Post-sequencing: quality control

Image credit: Dan Ross / Wellcome Sanger Institute

What happens to DNA sequence when it comes off a sequencing machine? Step 1 is quality control.

This is part 1 in our series looking at what happens after DNA is sequenced.

DNA sequencing produces huge amounts of data essentially comprising lots of short sections of DNA letters.
The first step is to check that the sequence is of the highest quality before we start to piece the sections together.
This first step is our quality control step.

Illustration highlighting the quality control step of the bioinformatics pipeline after sequencing. Image credit: Laura Olivares Boldú / Wellcome Connecting Science

What do we need to do when DNA comes off the sequencing machine?

After we have sequenced a sample of DNA, we need a quality control process to check that:

The laboratory stage of the process, which prepares the DNA sample for sequencing, has worked properly.
The instrument carrying out the sequencing itself has run properly.
The DNA sample is from a single source and not contaminated with DNA from another sample.

What do we need to do?

Quality control is an extensive set of procedures carried out to ensure that the sample and DNA sequence are of good quality.

The DNA must be of suitable quality so that it can be sent on and used for scientific study.

One way this is assessed is by looking at how much DNA (measured in clusters) are in every mm2 of each lane of the sequencing machine.
For a sample to be accepted, there should be hundreds of thousands to millions of DNA clusters per mm2 of each lane (depending on the sequencing machine being used).
If the number of clusters is outside the range for a certain machine it indicates that something has gone wrong during sequencing and the sample will not be accepted for further processing.
The strength of the signal from the DNA bases in the sequence is also measured.

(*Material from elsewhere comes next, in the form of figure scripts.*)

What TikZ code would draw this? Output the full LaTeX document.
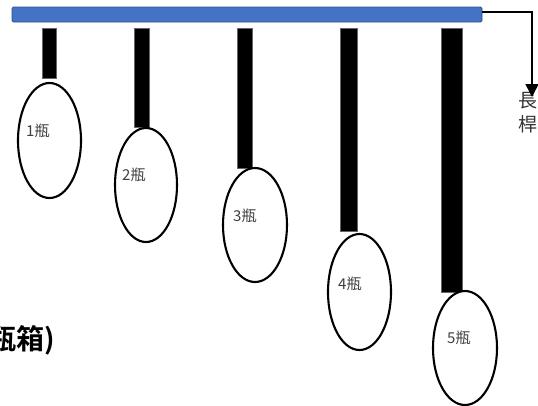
\documentclass[tikz,border=0pt]{standalone}
\usepackage{fontspec}
\newfontfamily\cjk{Noto Sans CJK TC}
\newfontfamily\cjkbold{Noto Sans CJK TC Bold}
\usetikzlibrary{arrows.meta}
\tikzset{
  rod/.style={fill=black, draw=black!60, line width=0.3pt},
  bottle/.style={draw=black, line width=2.1pt, fill=white},
  blabel/.style={font=\cjk\fontsize{15}{17}\selectfont, text=black!75, inner sep=0pt, anchor=west},
}
\begin{document}
\begin{tikzpicture}[x=1pt,y=-1pt]
\useasboundingbox (0,0) rectangle (538,405);
% hanging bar
\draw[fill={rgb,255:red,68;green,114;blue,196}, draw={rgb,255:red,47;green,82;blue,143}, line width=0.8pt, rounded corners=1.5pt]
  (12,7) rectangle (482,22);
\coordinate (barend) at (482,12);
% rods
\path[rod] (42,28) rectangle (56,78);
\path[rod] (134,28) rectangle (149,127);
\path[rod] (237,28) rectangle (252,168);
\path[rod] (340,28) rectangle (357,231);
\path[rod] (441,28) rectangle (462,292);
% bottles
\draw[bottle] (49.5,140.5) ellipse [x radius=31.5, y radius=57.5];
\draw[bottle] (146,185) ellipse [x radius=31, y radius=57];
\draw[bottle] (255,225) ellipse [x radius=32, y radius=57];
\draw[bottle] (359.5,292) ellipse [x radius=31.5, y radius=58];
\draw[bottle] (465,348) ellipse [x radius=32, y radius=57];
\node[blabel] (l1) at (26,131) {1瓶};
\node[blabel] (l2) at (122,175) {2瓶};
\node[blabel] (l3) at (233,216) {3瓶};
\node[blabel] (l4) at (338,284) {4瓶};
\node[blabel] (l5) at (447,338) {5瓶};
% pole label and arrow
\coordinate (tip) at (532,97);
\node[font=\cjk\fontsize{19}{24}\selectfont, text=black!80, align=center, inner sep=0pt, anchor=north] (pole) at (528,92) {長\\桿};
\draw[line width=1.6pt, -{Triangle[length=13pt,width=13pt]}] (barend) -| (tip);
% caption fragment
\node[font=\cjkbold\fontsize{28}{32}\selectfont, text=black, inner sep=0pt, anchor=east] (cap) at (55,340) {瓶箱)};
\end{tikzpicture}
\end{document}
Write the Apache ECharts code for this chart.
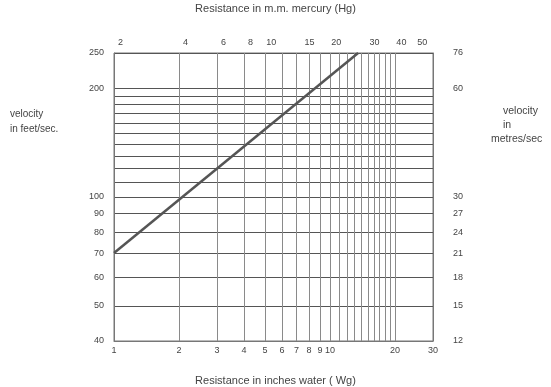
<!DOCTYPE html>
<html>
<head>
<meta charset="utf-8">
<script src="https://cdn.jsdelivr.net/npm/echarts@6/dist/echarts.min.js"></script>
<style>html,body{margin:0;padding:0;background:#fff}#c{width:551px;height:387px}</style>
</head>
<body>
<div id="c"></div>
<script>
// Data
var lineWg = [1, 13.5];        // resistance, inches water
var lineVel = [70, 250];       // velocity, feet/sec
var wgGrid = [1,2,3,4,5,6,7,8,9,10,11,12,13,14,15,16,17,18,19,20,30];
var wgLabels = [1,2,3,4,5,6,7,8,9,10,20,30];
var hgLabels = [2,4,6,8,10,15,20,30,40,50];
var velGrid = [40,50,60,70,80,90,100,110,120,130,140,150,160,170,180,190,200,250];
var velLabels = [40,50,60,70,80,90,100,200,250];
var msLabels = ['12','15','18','21','24','27','30','60','76'];

var HG_PER_WG = 1.868;
var FONT = '"Liberation Sans", Arial, sans-serif';
var txt = '#444';
var chart = echarts.init(document.getElementById('c'));
var lbl = {color: txt, fontSize: 9, fontFamily: FONT};
chart.setOption({
  animation: false,
  grid: {left: 114, right: 118, top: 53, bottom: 46, show: true, borderColor: '#777', borderWidth: 1},
  xAxis: [{
    type: 'log', min: 1, max: 30, position: 'bottom',
    axisLine: {lineStyle: {color: '#777'}},
    axisTick: {show: false, customValues: wgGrid},
    splitLine: {show: true, lineStyle: {color: '#8a8a8a', width: 1}},
    minorSplitLine: {show: false},
    axisLabel: Object.assign({customValues: wgLabels, margin: 5}, lbl)
  }, {
    type: 'log', min: HG_PER_WG, max: 30 * HG_PER_WG, position: 'top',
    axisLine: {show: false},
    axisTick: {show: false},
    splitLine: {show: false},
    axisLabel: Object.assign({customValues: hgLabels, margin: 6}, lbl)
  }],
  yAxis: [{
    type: 'log', min: 40, max: 250, position: 'left',
    axisLine: {lineStyle: {color: '#777'}},
    axisTick: {show: false, customValues: velGrid},
    splitLine: {show: true, lineStyle: {color: '#555', width: 1}},
    axisLabel: Object.assign({customValues: velLabels, margin: 10}, lbl)
  }, {
    type: 'log', min: 40, max: 250, position: 'right',
    axisLine: {lineStyle: {color: '#777'}},
    axisTick: {show: false},
    splitLine: {show: false},
    axisLabel: Object.assign({customValues: velLabels, margin: 20,
      formatter: function (v) { var i = velLabels.indexOf(Math.round(v)); return i >= 0 ? msLabels[i] : ''; }}, lbl)
  }],
  graphic: [
    {type: 'text', left: 'center', top: 3, style: {text: 'Resistance in m.m. mercury (Hg)', fill: txt, font: '11px ' + FONT}},
    {type: 'text', left: 'center', top: 375, style: {text: 'Resistance in inches water ( Wg)', fill: txt, font: '11px ' + FONT}},
    {type: 'text', left: 10, top: 107, style: {text: 'velocity\nin feet/sec.', fill: txt, font: '10px ' + FONT, lineHeight: 15}},
    {type: 'text', left: 503, top: 106, style: {text: 'velocity', fill: txt, font: '10.5px ' + FONT}},
    {type: 'text', left: 503, top: 120, style: {text: 'in', fill: txt, font: '10.5px ' + FONT}},
    {type: 'text', left: 491, top: 134, style: {text: 'metres/sec', fill: txt, font: '10.5px ' + FONT}}
  ],
  series: [{
    type: 'line', xAxisIndex: 0, yAxisIndex: 0, symbol: 'none',
    lineStyle: {color: '#555', width: 2.5},
    data: lineWg.map(function (w, i) { return [w, lineVel[i]]; })
  }]
});
</script>
</body>
</html>
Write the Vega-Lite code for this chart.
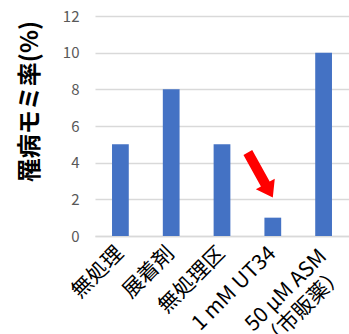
{
  "$schema": "https://vega.github.io/schema/vega-lite/v6.json",
  "autosize": {"type": "none"},
  "width": 254,
  "height": 220,
  "padding": {"left": 95, "top": 16, "right": 0, "bottom": 98},
  "background": "white",
  "config": {
    "view": {"stroke": null},
    "font": "Noto Sans CJK JP"
  },
  "encoding": {
    "x": {
      "field": "treatment", "type": "nominal",
      "sort": ["無処理", "展着剤", "無処理区", "1 mM UT34", "50 μM ASM（市販薬）"],
      "scale": {"paddingInner": 0.67, "paddingOuter": 0.335},
      "axis": {
        "title": null,
        "labelAngle": -45,
        "labelAlign": "right",
        "labelBaseline": "middle",
        "labelPadding": {"condition": {"test": "datum.value == '50 μM ASM（市販薬）'", "value": 17}, "value": 14},
        "labelFontSize": 21,
        "labelColor": "#000000",
        "labelLineHeight": 25,
        "labelExpr": "datum.value == '50 μM ASM（市販薬）' ? ['50 μM ASM', '（市販薬）'] : datum.label",
        "ticks": false,
        "domainColor": "#D9D9D9",
        "domainWidth": 1.3,
        "labelOverlap": false
      }
    },
    "y": {
      "field": "rate", "type": "quantitative",
      "scale": {"domain": [0, 12], "nice": false},
      "axis": {
        "title": "罹病モミ率(%)",
        "titleFontSize": 24,
        "titleFontWeight": "bold",
        "titleColor": "#000000",
        "titleX": -65,
        "titleY": 85,
        "titleAlign": "center",
        "titleBaseline": "middle",
        "titleAngle": -90,
        "values": [0, 2, 4, 6, 8, 10, 12],
        "tickCount": 7,
        "labelOverlap": false,
        "labelFontSize": 15,
        "labelColor": "#595959",
        "labelPadding": 16,
        "ticks": false,
        "domain": false,
        "gridColor": "#D9D9D9",
        "gridWidth": 1.3
      }
    }
  },
  "layer": [
    {
      "data": {"values": [
        {"treatment": "無処理", "rate": 5},
        {"treatment": "展着剤", "rate": 8},
        {"treatment": "無処理区", "rate": 5},
        {"treatment": "1 mM UT34", "rate": 1},
        {"treatment": "50 μM ASM（市販薬）", "rate": 10}
      ]},
      "mark": {"type": "bar", "color": "#4472C4"}
    },
    {
      "data": {"values": [
        {"treatment": "1 mM UT34", "rate": 2.1}
      ]},
      "mark": {
        "type": "point",
        "shape": "M -0.097 -1 L 0.097 -1 L 0.097 -0.3 L 0.21 -0.3 L 0 0 L -0.21 -0.3 L -0.097 -0.3 Z",
        "size": 10609,
        "angle": -29,
        "filled": true,
        "color": "#FF0000",
        "opacity": 1,
        "strokeWidth": 0
      }
    }
  ]
}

The signal should be as bright as possible, particularly for the first base in the sequence. If the signal is dull, it means that something might have gone wrong or that the camera on the machine was out of focus.

The DNA sample can’t be contaminated with DNA from another sample.

This is checked by aligning the DNA sequence against the reference genome for that organism and checking that it matches with the species it should be. For example, if you have sequenced a mouse genome you would expect to see a 98-99% match to the reference mouse genome and much lower matches with other reference genomes. It will never be 100 per cent because there is always some genetic variation between individuals of the same species.
Individual ‘tags’ are added to each DNA sample before sequencing. These tags are short sequences of DNA that act as barcodes to identify DNA fragments from the same individual. These can then all be easily identified and sorted afterwards. After sequencing, if a tag does not appear in a sample when it should it is a sign that something has gone wrong before or during sequencing. This may be a result of contamination or human error.
The time taken to transfer the sequence data off the machines and then undergo primary analysis takes about three to four days to complete. Although, the manual quality control process usually only takes about one hour.
After this the sample will then either be passed or failed.
If the sample is failed, the failed sequence will be discarded, and sequencing will be carried out again.
For all the samples that pass, the DNA sequence is stored in a large data ‘bucket’ along with additional information about the sample. This will include which sample the DNA sequence is from, which species it is from, and which study the genome was sequenced for.